Uma terceira indagação é saber quais serão as premissas e os critérios que nortearão a escolha dos setores industriais e dos grupos empresariais a serem beneficiados com estímulos, subvenções, créditos tributários e empréstimos. Evidentemente, opções equivocadas ou então condicionadas por pressões corporativas e grupos de interesse dificultarão a criação de novas combinações produtivas, de novos processos e de novos produtos. Dito de outro modo, podem acarretar justamente o oposto do que se almeja – ou seja, sucateamento do parque industrial do País e redução da produtividade da economia brasileira, acelerando com isso a reprimarização de sua pauta de exportações.
Em suma: ainda que à primeira vista pareça mais do mesmo já visto em governos anteriores, como os de Geisel, Lula-2 e Dilma-1, o programa Nova Indústria Brasil depende de um enorme esforço de coordenação governamental para ser implementado com sucesso. A dúvida é saber se o tipo de “política industrial ativa” adotada por um governo que concebe o Estado como planejador, indutor, estimulador do desenvolvimento e alocador de recursos é compatível com uma economia que se mundializou assimetricamente. E, também, se é compatível com um período histórico de aceleração da tendência da sociedade contemporânea de, em decorrência das contínuas e cada vez mais rápidas transformações tecnológicas, dividir-se em sistemas cada vez mais funcionalmente diferenciados. Como lembram os cientistas políticos e sociólogos de formação funcionalista, esses sistemas tendem, com o passar do tempo, a se subdividirem em subsistemas ainda mais diferenciados – e assim por diante.

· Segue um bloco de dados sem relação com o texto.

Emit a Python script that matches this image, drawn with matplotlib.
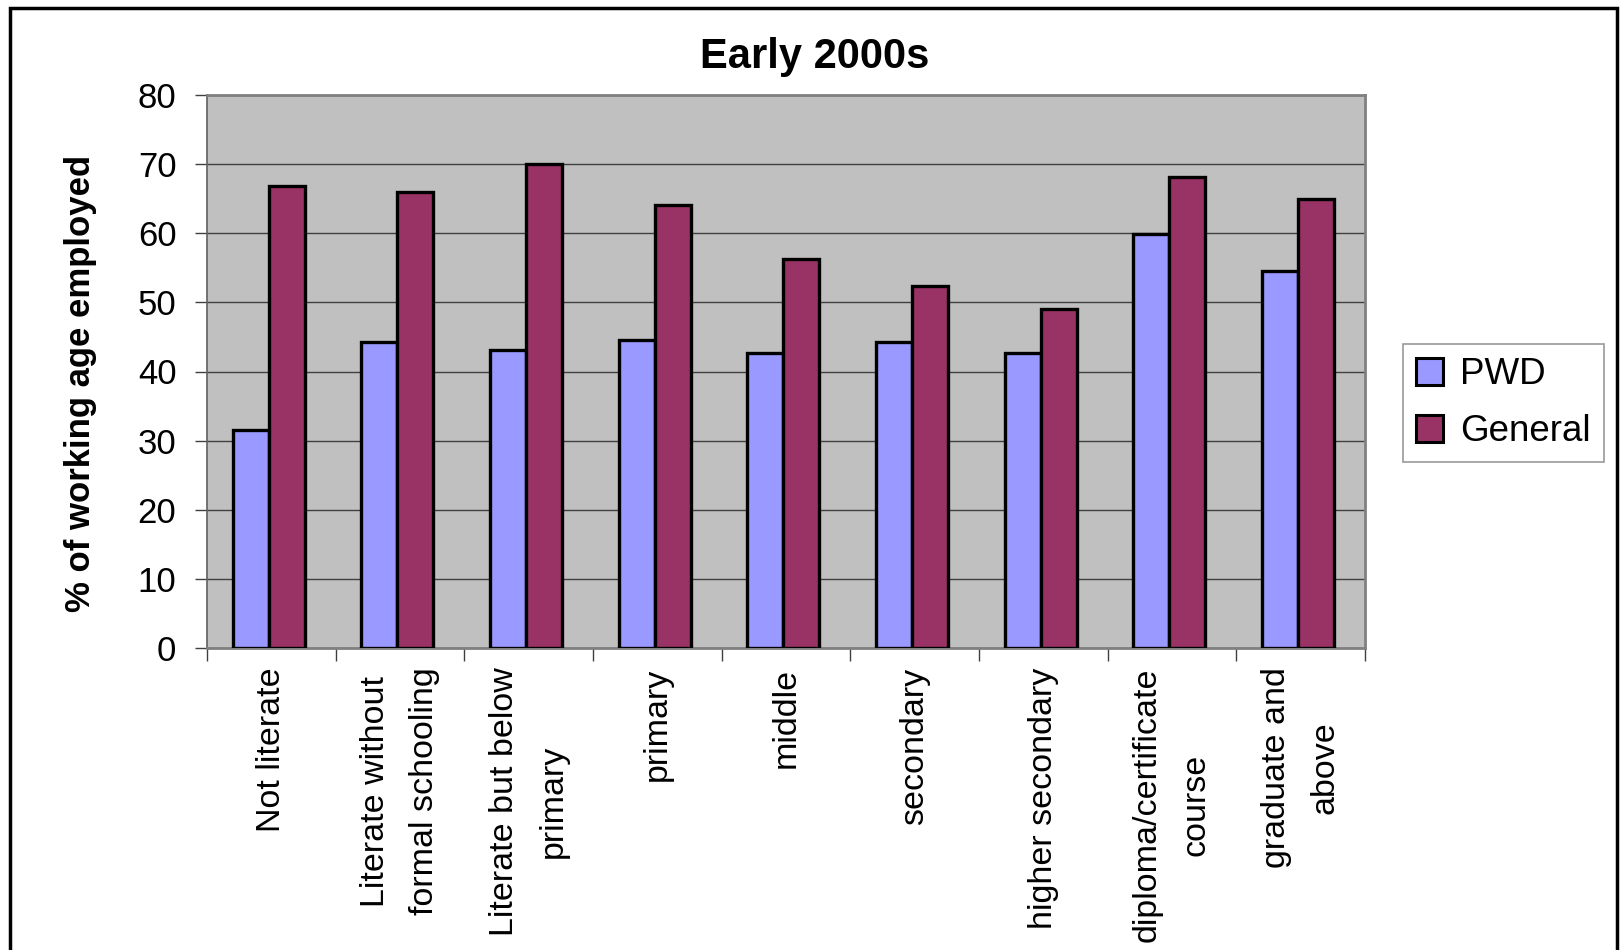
import matplotlib
matplotlib.use("Agg")
import matplotlib.pyplot as plt
from matplotlib.patches import Rectangle, Patch
import numpy as np

plt.rcParams['font.family'] = ['Liberation Sans', 'DejaVu Sans']

categories = [
    "Not literate",
    "Literate without\nformal schooling",
    "Literate but below\nprimary",
    "primary",
    "middle",
    "secondary",
    "higher secondary",
    "diploma/certificate\ncourse",
    "graduate and\nabove",
]
pwd = [31.5, 44.2, 43.1, 44.6, 42.7, 44.2, 42.7, 59.9, 54.5]
general = [66.8, 65.9, 70.0, 64.1, 56.3, 52.3, 49.1, 68.2, 65.0]
series_names = ["PWD", "General"]
yticks = [0, 10, 20, 30, 40, 50, 60, 70, 80]

pwd_color = "#9999FF"
gen_color = "#993366"

fig = plt.figure(figsize=(16.23, 9.5), dpi=100)
fig.patch.set_facecolor("white")

# outer chart border
fig.patches.append(Rectangle((10 / 1623, -0.05), (1617 - 10) / 1623, 1 - 8 / 950 + 0.05,
                             transform=fig.transFigure, fill=False,
                             edgecolor="black", linewidth=2.5))

ax = fig.add_axes([207 / 1623, 1 - 648 / 950, (1365 - 207) / 1623, (648 - 95) / 950])
ax.set_facecolor("#C0C0C0")

x = np.arange(len(categories))
w = 0.28
ax.bar(x - w / 2 - 0.02, pwd, width=w, color=pwd_color, edgecolor="black", linewidth=2.4, zorder=3)
ax.bar(x + w / 2 - 0.02, general, width=w, color=gen_color, edgecolor="black", linewidth=2.4, zorder=3)

ax.set_xlim(-0.5, len(categories) - 0.5)
ax.set_ylim(0, 80)
ax.set_yticks(yticks)
ax.set_yticklabels([str(v) for v in yticks], fontsize=25)
ax.yaxis.grid(True, color="#404040", linewidth=1.0, zorder=0)
ax.set_axisbelow(True)

ax.set_xticks(x)
ax.set_xticklabels(categories, rotation=90, fontsize=24.5, ha="center", va="top",
                   multialignment="center", linespacing=1.75)
ax.tick_params(axis="x", length=0, pad=14)
ax.set_xticks(np.arange(len(categories) + 1) - 0.5, minor=True)
ax.tick_params(axis="x", which="minor", length=9, width=1, color="#404040")
ax.tick_params(axis="y", length=9, width=1, color="#404040", pad=13)

for s in ax.spines.values():
    s.set_color("#808080")
    s.set_linewidth(2)
ax.spines["left"].set_color("#606060")
ax.spines["left"].set_linewidth(1.2)

fig.text(815 / 1623, 1 - 57 / 950, "Early 2000s", fontsize=30, fontweight="bold",
         ha="center", va="center")
fig.text(81 / 1623, 1 - 383 / 950, "% of working age employed", fontsize=25,
         fontweight="bold", rotation=90, ha="center", va="center")

handles = [Patch(facecolor=pwd_color, edgecolor="black", linewidth=2.2),
           Patch(facecolor=gen_color, edgecolor="black", linewidth=2.2)]
leg = fig.legend(handles, series_names, loc="center left",
                 bbox_to_anchor=(1403 / 1623, 1 - 403 / 950), fontsize=26.5,
                 frameon=True, fancybox=False, handlelength=0.75, handleheight=0.75,
                 handletextpad=0.45, labelspacing=0.6, borderpad=0.35,
                 borderaxespad=0)
leg.get_frame().set_edgecolor("#808080")
leg.get_frame().set_linewidth(1.2)

fig.savefig("out.png", dpi=100)
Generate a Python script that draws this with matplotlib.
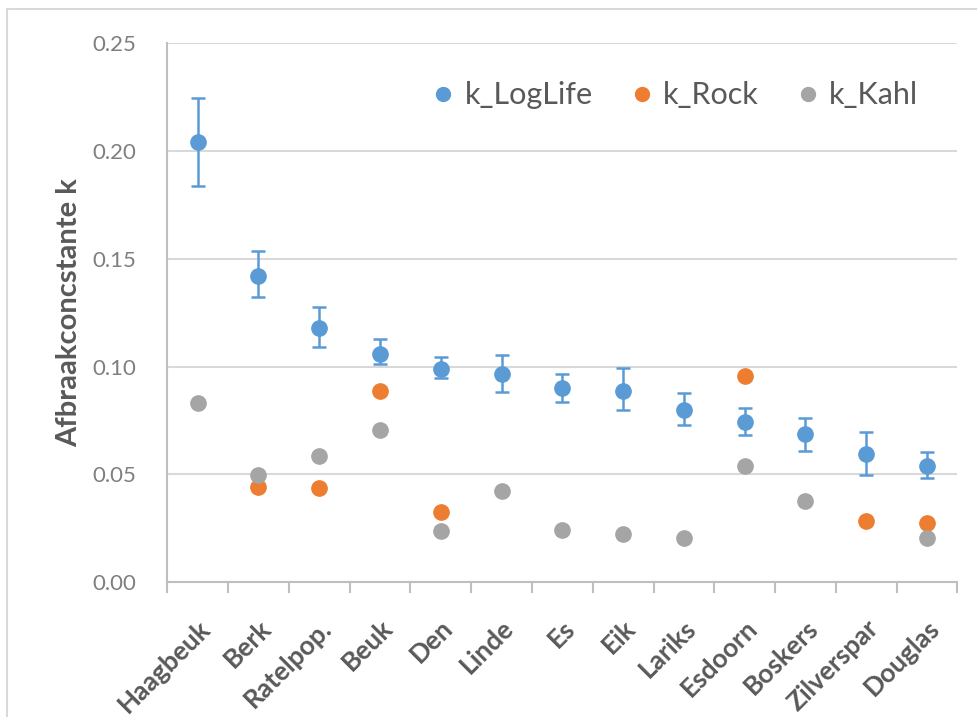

Em face da crescente complexidade da sociedade contemporânea, de seu subsequente policentrismo decisório e de seu pluralismo normativo, os Estados-nação estão enfrentando cada vez mais dificuldades para impor uma regulação político-jurídica hierárquica ou de feições piramidais nos limites de seus respectivos territórios. Em primeiro lugar porque, à medida que o espaço financeiro foi se tornando homogêneo na economia mundializada e as instituições jurídico-políticas dos Estados forjadas com base no princípio da soberania foram se enfraquecendo, países de renda baixa e média – como é o caso do Brasil – não têm força política e condições materiais suficientes para definir projetos próprios de crescimento que lhes assegurem maior capacidade e autonomia decisórias.
Em segundo lugar, porque os sistemas industrial, comercial, financeiro, científico e tecnológico e suas respectivas redes de subsistemas tendem a buscar autonomia regulatória nos diferentes espaços e áreas transnacionais em que atuam. E, em terceiro lugar, porque o Brasil tem baixa produtividade, baixa competitividade industrial e baixa capacidade de integração nas cadeias de suprimentos globais – há 20 anos, por exemplo, o País detinha quase 3% da indústria mundial; hoje, contudo, detém apenas 1,8%.
Quatro décadas após o fracassado 2º PND, treze anos após o término do governo Lula-2 e seis anos após o impeachment de Dilma, o Estado brasileiro continua enfrentando um paradoxo: seus dirigentes têm ciência de sua crescente perda de poder, decorrente, entre outros fatores, da tendência de autorregulação das intrincadas redes do subsistema econômico para muito além das fronteiras nacionais. Ao mesmo tempo, têm enfrentado dificuldades para formular mecanismos e desenvolver ferramentas para solucionar os problemas com que se defrontam no plano econômico interno.
Apesar desse paradoxo, não há dúvida que o Brasil há tempos precisa de um projeto de desenvolvimento industrial. Também é óbvio que esse projeto não pode ser uma simples repetição ou reatualização de experiências anteriores. Todavia, levando em conta as adversidades apresentadas no cenário apontado acima e as mudanças geopolíticas e geoeconômicas que estão em curso no mundo contemporâneo, obrigando as cadeias de produção globais a terem de se ajustar a tempos de trânsito marítimo mais longos, de que modo o governo Lula-3 poderá surpreender? De que maneira poderá afastar o risco de se limitar a repisar estratégias e medidas que não deram certo nos governos Geisel, Lula-2 e Dilma-1?
Ainda que várias passagens do programa Nova Indústria Brasil ainda estejam obscuras ou primem pela vagueza, sendo por isso difíceis de serem analisadas, até que ponto a proposta de novos “ecossistemas produtivos” capazes de estancar a desindustrialização e reduzir a pobreza, por um lado, e a definição de “missões transversais” em seis grandes áreas a serem postas em prática de modo sistêmico, por outro lado, não podem surpreender positivamente, abrindo caminho para o desenvolvimento de mecanismos e ferramentas que propiciem inovações, ganhos de competitividade e maior integração no comércio mundial?